Proprio in soccorso di questi piccoli l’organizzazione ha lanciato la campagna globale "Fino all'ultimo bambino", dove si chiede che vengano immediatamente creati e mantenuti passaggi sicuri e bonificati dagli ordigni per permettere alle famiglie di lasciare la città in sicurezza. Marina Tomarro ha intervistato Marco Guadagnino, portavoce dei programmi internazionali di Save the Children:

   

R. – Proprio in queste ultimissime ore stanno arrivando i primi gruppi e le prime famiglie che stanno scappando dai combattimenti di Mosul; la situazione è ovviamente in continua evoluzione. Stimiamo che ci siano circa 500 mila bambini intrappolati in un fuoco incrociato in una zona che peraltro da alcuni anni è complicata. Sono due anni, cioè da quando è entrato l’Is, che Mosul è in una situazione molto, molto difficile per quanto riguarda in particolare donne e bambini. Mancano da anni acqua, cibo e cure. I bambini che abbiamo incontrato negli scorsi giorni, che scappavano da altri teatri di guerra un po’ più a sud di Mosul, ci sono arrivati quasi in fin di vita. Temiamo che queste scene possano ripetersi nelle prossime ore. Queste bambine, queste donne, queste famiglie stanno scappando da una zona dove si stanno intensificando i bombardamenti: devono riuscire a superare questa striscia di terra che varia dai 10 ai 20 km, che li porta a raggiungere le prime linee della coalizione che sta attaccando l’Is. Ma questi 20 km sono 20 km infernali …

D. – Anche nei campi profughi la situazione è sempre più drammatica: cosa rischiano questi piccoli?

R. – Innanzitutto c’è una questione "spazio" all’interno di questi campi profughi. Per adesso sono stati allestiti spazi per poco più di 60 mila persone: temiamo che il flusso sarà molto, molto più alto. E poi c’è il grandissimo tema di assistenza primaria, di accesso alla scuola e c’è il grandissimo problema dei traumi: sono due anni che questi bambini non vedono che guerra. Se riusciranno a tirarsi fuori da questo inferno che è diventato Mosul, dovranno essere aiutati. Dovranno essere introdotti in un percorso che possa tirarli fuori dai traumi che hanno vissuto.

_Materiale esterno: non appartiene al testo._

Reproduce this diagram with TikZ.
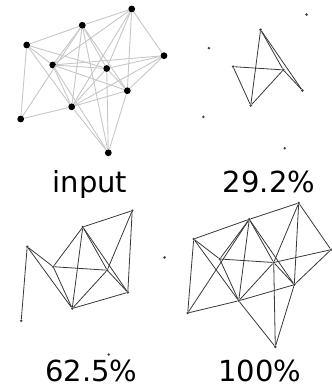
\documentclass[tikz,border=0pt]{standalone}
\usepackage{fontspec}
\setmainfont{DejaVu Sans}
\tikzset{
  inode/.style={circle,fill=black,inner sep=0pt,minimum size=6.8pt},
  iedge/.style={draw=black!22,line width=0.9pt},
  pnode/.style={circle,fill=black!75,inner sep=0pt,minimum size=2.8pt},
  pedge/.style={draw=black!78,line width=0.8pt},
  lbl/.style={anchor=base,inner sep=0pt,font=\fontsize{29}{34}\selectfont}
}
\newcommand\gnodes[2]{%
  \node[#2] (#1A) at (131.7,9) {};
  \node[#2] (#1B) at (82.3,25.3) {};
  \node[#2] (#1C) at (26.7,45) {};
  \node[#2] (#1D) at (164,55.7) {};
  \node[#2] (#1E) at (52.7,65) {};
  \node[#2] (#1F) at (106.7,68.5) {};
  \node[#2] (#1G) at (127.3,90.7) {};
  \node[#2] (#1H) at (71.7,106.8) {};
  \node[#2] (#1I) at (20.7,119) {};
  \node[#2] (#1J) at (108.3,152.8) {};
}
\def\edgesA{B/H,B/F,B/G,E/F,E/H,F/H,F/G}
\def\edgesB{C/I,C/E,C/H,E/B,B/A,A/F,A/G,H/G}
\def\edgesC{C/B,A/D,D/G,D/F,I/H,H/J,F/J,G/J,I/B}
\def\edgesX{A/E,A/H,C/F,D/E,D/H,E/G,E/J,B/J}
\begin{document}
\begin{tikzpicture}[x=1pt,y=-1pt]
\useasboundingbox (0,0) rectangle (331,387);
% input
\gnodes{i}{inode}
\foreach \u/\v in \edgesA {\draw[iedge] (i\u) -- (i\v);}
\foreach \u/\v in \edgesB {\draw[iedge] (i\u) -- (i\v);}
\foreach \u/\v in \edgesC {\draw[iedge] (i\u) -- (i\v);}
\foreach \u/\v in \edgesX {\draw[iedge] (i\u) -- (i\v);}
\node[lbl] (tin) at (90,192) {input};
% 29.2%
\begin{scope}[shift={(184.05,6.2)},scale=0.93]
\gnodes{p}{pnode}
\end{scope}
\foreach \u/\v in \edgesA {\draw[pedge] (p\u) -- (p\v);}
\node[lbl] (tp) at (269,192.5) {29.2\%};
% 62.5%
\begin{scope}[shift={(0.5,201.7)}]
\gnodes{q}{pnode}
\end{scope}
\foreach \u/\v in \edgesA {\draw[pedge] (q\u) -- (q\v);}
\foreach \u/\v in \edgesB {\draw[pedge] (q\u) -- (q\v);}
\node[lbl] (tq) at (91.5,381.5) {62.5\%};
% 100%
\begin{scope}[shift={(167,194)}]
\gnodes{r}{pnode}
\end{scope}
\foreach \u/\v in \edgesA {\draw[pedge] (r\u) -- (r\v);}
\foreach \u/\v in \edgesB {\draw[pedge] (r\u) -- (r\v);}
\foreach \u/\v in \edgesC {\draw[pedge] (r\u) -- (r\v);}
\node[lbl] (tr) at (260,381.5) {100\%};
\end{tikzpicture}
\end{document}
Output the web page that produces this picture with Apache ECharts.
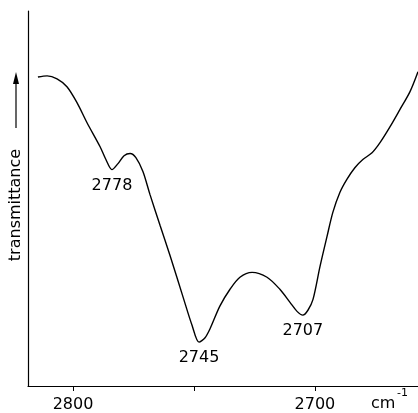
<!DOCTYPE html>
<html><head><meta charset="utf-8">
<script src="https://cdn.jsdelivr.net/npm/echarts@6/dist/echarts.min.js"></script>
<style>html,body{margin:0;padding:0;background:#fff}#c{width:418px;height:413px}</style>
</head><body><div id="c"></div>
<script>
// wavenumber (cm-1) and relative transmittance
const wavenumbers = [2814.5,2810.7,2806.6,2802.5,2798.3,2794.2,2788.8,2786.4,2783.9,2781.4,2778.9,2776.4,2774.0,2771.1,2768.2,2764.0,2759.9,2754.5,2750.8,2747.9,2745.5,2743.4,2739.3,2735.1,2731.0,2726.0,2719.8,2714.5,2710.3,2707.4,2705.0,2702.9,2700.8,2697.9,2695.0,2692.6,2689.7,2686.8,2683.5,2680.2,2676.4,2673.1,2669.0,2664.9,2660.7,2657.4];
const transmittance = [82.4,82.7,81.9,79.8,75.5,70.2,63.8,60.4,57.7,59.3,61.4,62.0,60.9,57.2,51.1,42.8,34.8,23.7,16.2,11.7,12.8,15.2,21.3,25.8,29.0,30.3,29.0,25.8,22.3,19.9,18.9,20.2,23.1,31.9,39.9,46.3,51.6,55.1,58.2,60.4,62.2,64.9,69.1,73.7,78.5,83.8];
const tickValues = [2800, 2750, 2700];
const tickLabels = [2800, 2700];
const bandLabels = ['2778', '2745', '2707'];
const bandPos = [[2783.9, 57.7], [2747.9, 11.7], [2705.0, 18.9]];

const chart = echarts.init(document.getElementById('c'), null, {renderer: 'canvas'});
const font = 'DejaVu Sans';
chart.setOption({
  animation: false,
  backgroundColor: '#fff',
  grid: {left: 28, right: 0, top: 11, bottom: 26},
  xAxis: {
    type: 'value', inverse: true, min: 2657.4, max: 2818.6,
    axisLine: {lineStyle: {color: '#000', width: 1.2}},
    axisTick: {show: true, length: 5, customValues: tickValues, lineStyle: {color: '#000'}},
    axisLabel: {customValues: tickLabels, formatter: v => String(v), color: '#000', fontFamily: font, fontSize: 16, margin: 11},
    splitLine: {show: false}
  },
  yAxis: {
    type: 'value', min: 0, max: 100,
    axisLine: {show: true, lineStyle: {color: '#000', width: 1.2}},
    axisTick: {show: false}, axisLabel: {show: false}, splitLine: {show: false}
  },
  series: [{
    type: 'line', smooth: 0.3, showSymbol: false,
    data: wavenumbers.map((w, i) => [w, transmittance[i]]),
    lineStyle: {color: '#000', width: 1.4},
    markPoint: {
      symbol: 'circle', symbolSize: 0,
      data: bandLabels.map((t, i) => ({coord: bandPos[i], value: t})),
      label: {show: true, position: 'bottom', distance: 8, formatter: p => p.value,
        color: '#000', fontFamily: font, fontSize: 16}
    }
  }],
  graphic: [
    {type: 'text', x: 16, y: 205, rotation: Math.PI / 2,
     style: {text: 'transmittance', fontFamily: font, fontSize: 16, fill: '#000', align: 'center', verticalAlign: 'middle'}},
    {type: 'line', shape: {x1: 16, y1: 128, x2: 16, y2: 80}, style: {stroke: '#000', lineWidth: 1.2}},
    {type: 'polygon', shape: {points: [[16, 72], [13, 84], [19, 84]]}, style: {fill: '#000'}},
    {type: 'text', x: 371, y: 404,
     style: {text: 'cm', fontFamily: font, fontSize: 16, fill: '#000', verticalAlign: 'middle'}},
    {type: 'text', x: 397, y: 393,
     style: {text: '-1', fontFamily: font, fontSize: 11, fill: '#000', verticalAlign: 'middle'}}
  ]
});
</script></body></html>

Hanno visto morire fratelli, amici, genitori … ci sarà un enorme bisogno di supporto, per questi bambini; perché sono loro, i bambini, che dovranno provare in qualche modo a ricostruire un Iraq pacificato, in futuro. Questo è il nostro sogno.

D. – Le forze governative cosa dovrebbero fare di più per difendere questi piccoli e le loro famiglie, naturalmente?

R. – Innanzitutto, bisognerebbe garantire i famosi “corridoi umanitari”. Ci rendiamo conto che è una situazione molto difficile; il corridoio umanitario non può essere concesso unilateralmente. Quindi, benché ci sia un tentativo, una volontà – probabilmente – delle forze alleate di crearli, bisogna vedere anche l’altra parte – l’Is: ma non credo che questo sia nelle loro corde, in questo momento, concedere corridoi umanitari. Quello che bisogna fare è assicurarsi che queste donne, questi bambini che stanno scappando ricevano assistenza al più presto. Ovviamente ci saranno dei filtri: sarà verificato chi effettivamente è civile e chi no. Temiamo che in questa fase di controllo ci possano essere separazioni di nuclei familiari: anche questo, noi speriamo che le forze alleate, le forze della coalizione riescano a impegnarsi su questo fronte. C’è un grande problema legato alle strutture d’accoglienza: per adesso, troppo pochi sono i fondi destinati ad accogliere queste persone in fuga. Il numero potrebbe crescere, nelle prossime ore, e c’è bisogno che la comunità internazionale tutta si impegni con uno sforzo ulteriore.